▶ [WRITTEN INSTRUCTION]: Drop every picture, then transcribe the remaining data exactly.
---- RECORDED INFORMATION
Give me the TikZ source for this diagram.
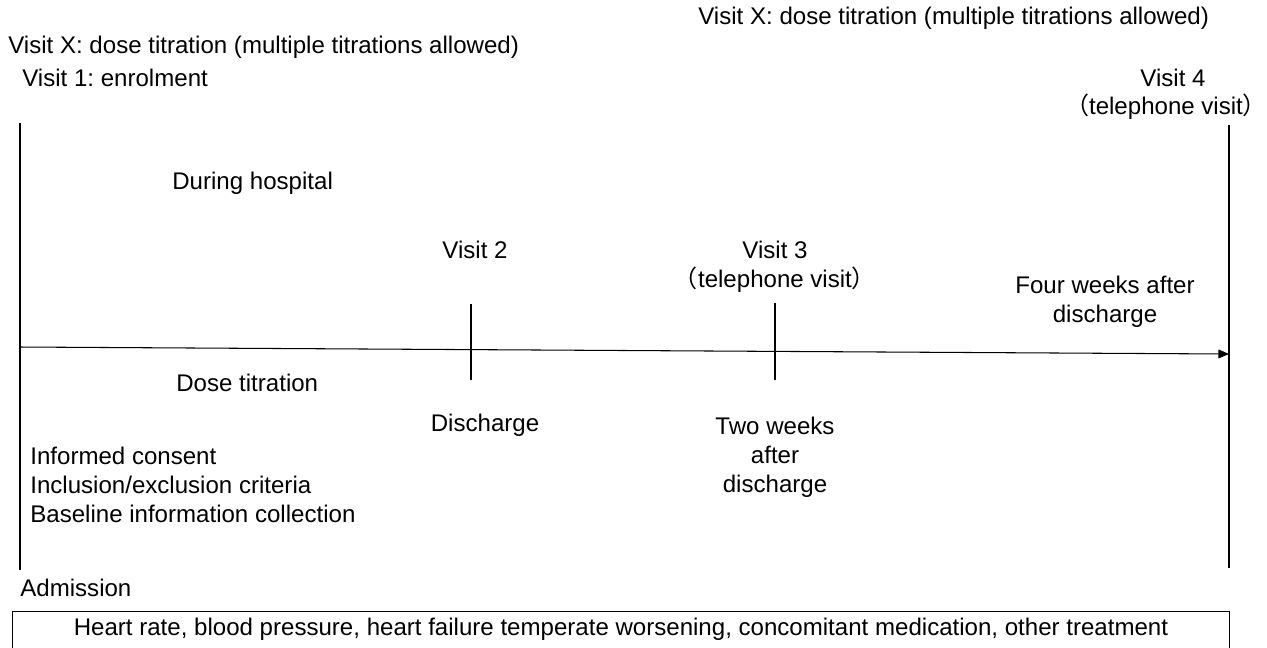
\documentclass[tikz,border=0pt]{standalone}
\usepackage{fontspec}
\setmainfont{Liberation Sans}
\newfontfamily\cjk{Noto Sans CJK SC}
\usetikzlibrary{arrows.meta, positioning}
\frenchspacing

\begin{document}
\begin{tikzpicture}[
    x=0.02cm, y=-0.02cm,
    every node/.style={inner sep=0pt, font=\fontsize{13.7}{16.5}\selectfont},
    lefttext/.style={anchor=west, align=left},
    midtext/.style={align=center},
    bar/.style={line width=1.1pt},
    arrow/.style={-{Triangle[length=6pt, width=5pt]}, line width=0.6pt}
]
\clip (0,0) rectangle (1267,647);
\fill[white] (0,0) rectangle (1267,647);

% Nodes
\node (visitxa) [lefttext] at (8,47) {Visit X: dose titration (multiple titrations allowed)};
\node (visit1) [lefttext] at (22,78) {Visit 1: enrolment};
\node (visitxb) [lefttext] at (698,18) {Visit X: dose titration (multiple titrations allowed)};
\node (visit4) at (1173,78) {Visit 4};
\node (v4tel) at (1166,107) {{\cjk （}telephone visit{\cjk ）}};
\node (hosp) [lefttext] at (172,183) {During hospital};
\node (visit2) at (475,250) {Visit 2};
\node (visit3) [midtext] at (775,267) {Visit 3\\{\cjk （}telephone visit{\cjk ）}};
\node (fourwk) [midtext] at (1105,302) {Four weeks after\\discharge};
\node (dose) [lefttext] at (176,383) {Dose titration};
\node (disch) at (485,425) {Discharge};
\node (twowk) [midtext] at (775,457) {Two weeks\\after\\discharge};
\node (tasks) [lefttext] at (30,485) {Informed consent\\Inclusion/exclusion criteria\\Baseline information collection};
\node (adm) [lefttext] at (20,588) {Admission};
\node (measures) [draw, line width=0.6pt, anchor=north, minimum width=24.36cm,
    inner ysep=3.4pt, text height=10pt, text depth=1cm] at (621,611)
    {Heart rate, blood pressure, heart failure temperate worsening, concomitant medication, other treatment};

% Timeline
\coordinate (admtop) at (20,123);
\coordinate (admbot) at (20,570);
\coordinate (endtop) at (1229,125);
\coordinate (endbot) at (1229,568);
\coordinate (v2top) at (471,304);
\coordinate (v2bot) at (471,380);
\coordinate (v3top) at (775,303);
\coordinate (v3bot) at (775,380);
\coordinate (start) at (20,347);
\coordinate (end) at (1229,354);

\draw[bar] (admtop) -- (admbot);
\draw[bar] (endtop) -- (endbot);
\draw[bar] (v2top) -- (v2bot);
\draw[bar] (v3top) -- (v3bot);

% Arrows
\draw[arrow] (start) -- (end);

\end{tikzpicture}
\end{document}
--------
▶ [COMPLETE ANSWER]:
Give me the TikZ source for this diagram.
\documentclass[tikz,border=0pt]{standalone}
\usepackage{fontspec}
\setmainfont{Liberation Sans}
\newfontfamily\cjk{Noto Sans CJK SC}
\usetikzlibrary{arrows.meta, positioning}
\frenchspacing

\begin{document}
\begin{tikzpicture}[
    x=0.02cm, y=-0.02cm,
    every node/.style={inner sep=0pt, font=\fontsize{13.7}{16.5}\selectfont},
    lefttext/.style={anchor=west, align=left},
    midtext/.style={align=center},
    bar/.style={line width=1.1pt},
    arrow/.style={-{Triangle[length=6pt, width=5pt]}, line width=0.6pt}
]
\clip (0,0) rectangle (1267,647);
\fill[white] (0,0) rectangle (1267,647);

% Nodes
\node (visitxa) [lefttext] at (8,47) {Visit X: dose titration (multiple titrations allowed)};
\node (visit1) [lefttext] at (22,78) {Visit 1: enrolment};
\node (visitxb) [lefttext] at (698,18) {Visit X: dose titration (multiple titrations allowed)};
\node (visit4) at (1173,78) {Visit 4};
\node (v4tel) at (1166,107) {{\cjk （}telephone visit{\cjk ）}};
\node (hosp) [lefttext] at (172,183) {During hospital};
\node (visit2) at (475,250) {Visit 2};
\node (visit3) [midtext] at (775,267) {Visit 3\\{\cjk （}telephone visit{\cjk ）}};
\node (fourwk) [midtext] at (1105,302) {Four weeks after\\discharge};
\node (dose) [lefttext] at (176,383) {Dose titration};
\node (disch) at (485,425) {Discharge};
\node (twowk) [midtext] at (775,457) {Two weeks\\after\\discharge};
\node (tasks) [lefttext] at (30,485) {Informed consent\\Inclusion/exclusion criteria\\Baseline information collection};
\node (adm) [lefttext] at (20,588) {Admission};
\node (measures) [draw, line width=0.6pt, anchor=north, minimum width=24.36cm,
    inner ysep=3.4pt, text height=10pt, text depth=1cm] at (621,611)
    {Heart rate, blood pressure, heart failure temperate worsening, concomitant medication, other treatment};

% Timeline
\coordinate (admtop) at (20,123);
\coordinate (admbot) at (20,570);
\coordinate (endtop) at (1229,125);
\coordinate (endbot) at (1229,568);
\coordinate (v2top) at (471,304);
\coordinate (v2bot) at (471,380);
\coordinate (v3top) at (775,303);
\coordinate (v3bot) at (775,380);
\coordinate (start) at (20,347);
\coordinate (end) at (1229,354);

\draw[bar] (admtop) -- (admbot);
\draw[bar] (endtop) -- (endbot);
\draw[bar] (v2top) -- (v2bot);
\draw[bar] (v3top) -- (v3bot);

% Arrows
\draw[arrow] (start) -- (end);

\end{tikzpicture}
\end{document}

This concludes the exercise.